PhD Scholarship: Sustainable methods for the synthesis of bioactive compounds through machine...

Three years PhD scholarship including a stipend in line with UKRI rate (starting at £15,609 on the first year) and tuition fees at home student level (Generally applied to UK long term residents and Irish nationals, as well as some other cases. You can find more information here ). International students may apply, but tuition fees are covered by the scholarship only at home level. Thus, international candidates would need to prove ability to cover the difference (ca. £12,000 p.a.).

Research. The student will apply a combined experimental and computational approach to develop new photocatalytic reactions for organic synthesis based on the selective activation of sp3 C-H bonds.

C-H functionalisation methods offer an invaluable opportunity for the design of streamlined, more efficient and environmentally benign syntheses by using ubiquitous C-H bonds as reactive handles for the coupling of organic molecules. Photocatalytic C-H functionalisation of alkanes via hydrogen atom transfer (HAT) catalysis has recently emerged as a powerful strategy for the discovery of new reactions. However, such methods are severely limited by the difficulty in obtaining selective activation of a specific C-H bond in the presence of many others, frequently with only subtle steric and electronic differences.

We will address this issue by using machine learning for the construction of predictive models for the design of new catalysts. Experimental study of such catalysts will provide further knowledge on the chemistry involved, which we will feed back into the computational model. We will apply this strategy initially to the development of an oxidative alkylation of pyridine derivatives with O2 as the terminal oxidant, which we will subsequently apply to the synthesis of valuable pyridine-containing bioactive molecules.

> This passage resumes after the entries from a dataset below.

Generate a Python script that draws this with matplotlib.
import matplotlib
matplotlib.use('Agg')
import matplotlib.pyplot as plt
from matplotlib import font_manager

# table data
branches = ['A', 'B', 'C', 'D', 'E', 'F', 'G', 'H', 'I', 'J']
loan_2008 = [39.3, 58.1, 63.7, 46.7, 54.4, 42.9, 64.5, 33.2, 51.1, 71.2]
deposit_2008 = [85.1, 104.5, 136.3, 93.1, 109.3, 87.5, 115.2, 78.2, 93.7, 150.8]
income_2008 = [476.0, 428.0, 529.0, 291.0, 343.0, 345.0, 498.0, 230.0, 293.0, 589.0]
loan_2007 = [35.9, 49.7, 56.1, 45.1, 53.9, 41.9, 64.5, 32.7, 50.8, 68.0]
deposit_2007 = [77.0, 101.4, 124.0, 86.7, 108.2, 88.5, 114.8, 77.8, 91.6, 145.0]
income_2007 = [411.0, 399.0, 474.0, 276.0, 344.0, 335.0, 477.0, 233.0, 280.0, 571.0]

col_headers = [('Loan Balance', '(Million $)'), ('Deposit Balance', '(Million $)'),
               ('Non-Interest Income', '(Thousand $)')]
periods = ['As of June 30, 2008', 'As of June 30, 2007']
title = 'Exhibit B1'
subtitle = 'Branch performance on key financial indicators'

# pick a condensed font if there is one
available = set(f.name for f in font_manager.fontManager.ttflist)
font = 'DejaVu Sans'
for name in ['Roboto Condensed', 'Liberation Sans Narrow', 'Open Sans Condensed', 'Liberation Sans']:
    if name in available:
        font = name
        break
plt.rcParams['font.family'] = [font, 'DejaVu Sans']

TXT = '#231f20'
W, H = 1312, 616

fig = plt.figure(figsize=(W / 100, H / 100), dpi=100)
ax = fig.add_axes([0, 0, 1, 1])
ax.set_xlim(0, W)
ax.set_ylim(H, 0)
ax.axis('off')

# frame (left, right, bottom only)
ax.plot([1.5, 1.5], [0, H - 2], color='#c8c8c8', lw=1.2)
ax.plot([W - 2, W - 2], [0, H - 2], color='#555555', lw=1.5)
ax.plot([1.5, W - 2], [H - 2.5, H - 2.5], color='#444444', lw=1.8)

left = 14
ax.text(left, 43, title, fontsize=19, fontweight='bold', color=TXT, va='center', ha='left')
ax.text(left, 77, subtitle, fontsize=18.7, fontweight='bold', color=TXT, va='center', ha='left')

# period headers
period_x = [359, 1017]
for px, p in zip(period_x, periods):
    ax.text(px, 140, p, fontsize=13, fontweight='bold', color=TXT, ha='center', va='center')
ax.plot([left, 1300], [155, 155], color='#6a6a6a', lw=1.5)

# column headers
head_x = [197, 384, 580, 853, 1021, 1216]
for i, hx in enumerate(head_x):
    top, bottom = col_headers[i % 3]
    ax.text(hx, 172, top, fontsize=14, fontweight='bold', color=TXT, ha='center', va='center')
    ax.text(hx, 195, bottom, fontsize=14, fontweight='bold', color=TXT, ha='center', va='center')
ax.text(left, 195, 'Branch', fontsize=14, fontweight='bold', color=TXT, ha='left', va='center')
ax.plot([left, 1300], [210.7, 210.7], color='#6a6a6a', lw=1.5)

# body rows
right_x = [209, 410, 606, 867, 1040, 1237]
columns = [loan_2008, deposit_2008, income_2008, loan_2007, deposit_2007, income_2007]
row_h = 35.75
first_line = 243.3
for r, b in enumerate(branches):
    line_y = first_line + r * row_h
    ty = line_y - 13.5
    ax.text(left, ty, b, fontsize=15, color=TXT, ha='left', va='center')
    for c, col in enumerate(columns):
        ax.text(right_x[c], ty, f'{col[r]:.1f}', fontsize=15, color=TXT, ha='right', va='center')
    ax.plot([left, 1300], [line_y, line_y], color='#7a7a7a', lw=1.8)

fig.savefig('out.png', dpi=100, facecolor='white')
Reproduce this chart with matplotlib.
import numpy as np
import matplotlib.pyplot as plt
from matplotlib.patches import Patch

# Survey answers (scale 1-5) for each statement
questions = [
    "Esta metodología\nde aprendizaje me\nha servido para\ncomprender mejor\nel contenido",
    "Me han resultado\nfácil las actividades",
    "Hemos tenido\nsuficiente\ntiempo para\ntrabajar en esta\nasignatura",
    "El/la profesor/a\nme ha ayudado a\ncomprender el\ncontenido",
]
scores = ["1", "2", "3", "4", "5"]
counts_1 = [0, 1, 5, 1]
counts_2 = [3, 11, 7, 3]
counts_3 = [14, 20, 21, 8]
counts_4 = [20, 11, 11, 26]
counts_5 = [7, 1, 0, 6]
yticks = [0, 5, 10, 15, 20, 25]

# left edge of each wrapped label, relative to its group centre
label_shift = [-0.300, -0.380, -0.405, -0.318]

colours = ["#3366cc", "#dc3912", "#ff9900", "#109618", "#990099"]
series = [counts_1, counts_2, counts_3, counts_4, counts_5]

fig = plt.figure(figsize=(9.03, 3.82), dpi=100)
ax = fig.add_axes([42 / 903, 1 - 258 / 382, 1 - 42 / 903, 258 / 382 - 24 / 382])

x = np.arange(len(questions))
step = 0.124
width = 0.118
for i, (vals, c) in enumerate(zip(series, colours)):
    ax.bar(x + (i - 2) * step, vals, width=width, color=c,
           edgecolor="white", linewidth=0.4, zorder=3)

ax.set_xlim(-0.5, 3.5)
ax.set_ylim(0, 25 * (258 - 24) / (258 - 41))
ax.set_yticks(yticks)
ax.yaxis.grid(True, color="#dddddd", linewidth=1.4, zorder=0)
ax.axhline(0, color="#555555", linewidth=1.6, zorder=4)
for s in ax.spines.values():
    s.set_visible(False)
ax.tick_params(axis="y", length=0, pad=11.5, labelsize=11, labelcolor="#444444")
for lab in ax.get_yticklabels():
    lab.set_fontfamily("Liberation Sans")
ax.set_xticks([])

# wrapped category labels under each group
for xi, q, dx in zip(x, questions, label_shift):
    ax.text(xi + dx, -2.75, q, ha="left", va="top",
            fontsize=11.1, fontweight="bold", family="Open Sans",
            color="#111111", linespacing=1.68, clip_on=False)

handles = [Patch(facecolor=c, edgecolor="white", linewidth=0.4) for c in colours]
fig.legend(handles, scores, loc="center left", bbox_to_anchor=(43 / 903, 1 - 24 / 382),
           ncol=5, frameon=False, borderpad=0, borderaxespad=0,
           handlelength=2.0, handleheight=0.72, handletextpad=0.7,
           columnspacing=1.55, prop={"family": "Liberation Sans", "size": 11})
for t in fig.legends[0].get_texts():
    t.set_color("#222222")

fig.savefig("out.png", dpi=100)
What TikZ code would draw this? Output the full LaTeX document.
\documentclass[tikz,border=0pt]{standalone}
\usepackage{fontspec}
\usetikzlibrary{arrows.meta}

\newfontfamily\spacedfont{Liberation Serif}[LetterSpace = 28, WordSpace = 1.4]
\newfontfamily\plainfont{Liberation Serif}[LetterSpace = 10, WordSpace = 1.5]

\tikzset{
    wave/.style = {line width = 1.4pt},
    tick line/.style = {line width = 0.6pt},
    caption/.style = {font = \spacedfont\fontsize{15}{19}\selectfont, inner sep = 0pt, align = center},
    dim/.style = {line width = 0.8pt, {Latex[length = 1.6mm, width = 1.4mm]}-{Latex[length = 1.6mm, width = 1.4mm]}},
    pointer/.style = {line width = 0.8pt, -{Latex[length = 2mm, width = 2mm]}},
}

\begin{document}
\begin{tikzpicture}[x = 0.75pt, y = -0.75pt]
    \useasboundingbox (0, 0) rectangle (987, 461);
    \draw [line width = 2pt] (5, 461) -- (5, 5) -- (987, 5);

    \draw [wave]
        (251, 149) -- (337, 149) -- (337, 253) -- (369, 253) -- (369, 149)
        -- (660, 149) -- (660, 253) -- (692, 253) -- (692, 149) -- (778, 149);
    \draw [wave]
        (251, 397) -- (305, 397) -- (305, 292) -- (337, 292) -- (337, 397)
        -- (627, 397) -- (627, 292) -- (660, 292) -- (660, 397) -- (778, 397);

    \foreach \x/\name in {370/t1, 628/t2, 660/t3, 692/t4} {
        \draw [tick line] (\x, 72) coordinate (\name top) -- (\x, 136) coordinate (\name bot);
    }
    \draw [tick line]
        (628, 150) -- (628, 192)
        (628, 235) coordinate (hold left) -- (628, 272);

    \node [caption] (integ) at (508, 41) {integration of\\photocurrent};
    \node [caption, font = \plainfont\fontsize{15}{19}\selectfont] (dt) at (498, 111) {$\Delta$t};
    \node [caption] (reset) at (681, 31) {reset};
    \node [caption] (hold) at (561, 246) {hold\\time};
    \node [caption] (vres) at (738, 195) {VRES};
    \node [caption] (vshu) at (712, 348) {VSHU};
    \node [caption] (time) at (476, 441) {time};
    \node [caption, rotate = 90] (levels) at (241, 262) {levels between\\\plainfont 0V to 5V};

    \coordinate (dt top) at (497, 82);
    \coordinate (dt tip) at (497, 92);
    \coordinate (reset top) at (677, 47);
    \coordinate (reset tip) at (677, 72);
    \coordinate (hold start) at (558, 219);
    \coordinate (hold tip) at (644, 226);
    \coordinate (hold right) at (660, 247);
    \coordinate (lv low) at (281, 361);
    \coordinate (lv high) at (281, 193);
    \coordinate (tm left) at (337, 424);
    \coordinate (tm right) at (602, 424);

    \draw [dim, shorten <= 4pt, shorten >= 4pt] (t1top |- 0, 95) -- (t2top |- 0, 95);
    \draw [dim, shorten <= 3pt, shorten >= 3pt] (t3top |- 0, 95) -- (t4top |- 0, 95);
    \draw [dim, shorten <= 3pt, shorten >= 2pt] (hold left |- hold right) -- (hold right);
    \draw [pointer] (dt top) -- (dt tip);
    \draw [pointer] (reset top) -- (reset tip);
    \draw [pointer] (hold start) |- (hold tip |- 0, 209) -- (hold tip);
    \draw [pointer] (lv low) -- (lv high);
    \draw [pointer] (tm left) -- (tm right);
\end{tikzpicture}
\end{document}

Training. The student will receive multidisciplinary training in synthesis, photocatalysis, computational chemistry, machine learning and 3D printing of photoreactors, developing a uniquely diverse set of skills of high value for their future career. Also, they will learn to use analytical instruments such as NMR, GCMS and UHPLC as well as electrochemistry equipment.

Environment. The student will join a vibrant and diverse team of postgraduate students and postdocs working in the “Synthetic and medicinal chemistry research group” at the School of Science. The team includes researchers working in photochemistry, electrochemistry and flow chemistry systems as well as more traditional synthetic methods, with collaboration, discussion and exchange of ideas actively encouraged. We value diversity and act appropriately to ensure every group member feels valued and respected, regardless their background. Our labs are sited at the University of Greenwich dedicated Science and Engineering campus at Medway (Kent), just over 30 min by train from central London or 45 min from historic Greenwich with the university-operated bus service (heavily subsidised for students). The project will be jointly supervised by Dr Xacobe C. Cambeiro and Dr Jiayun Pang, who combine expertise in organic synthesis, the discovery of new reactions, photocatalysis, computational chemistry and machine learning.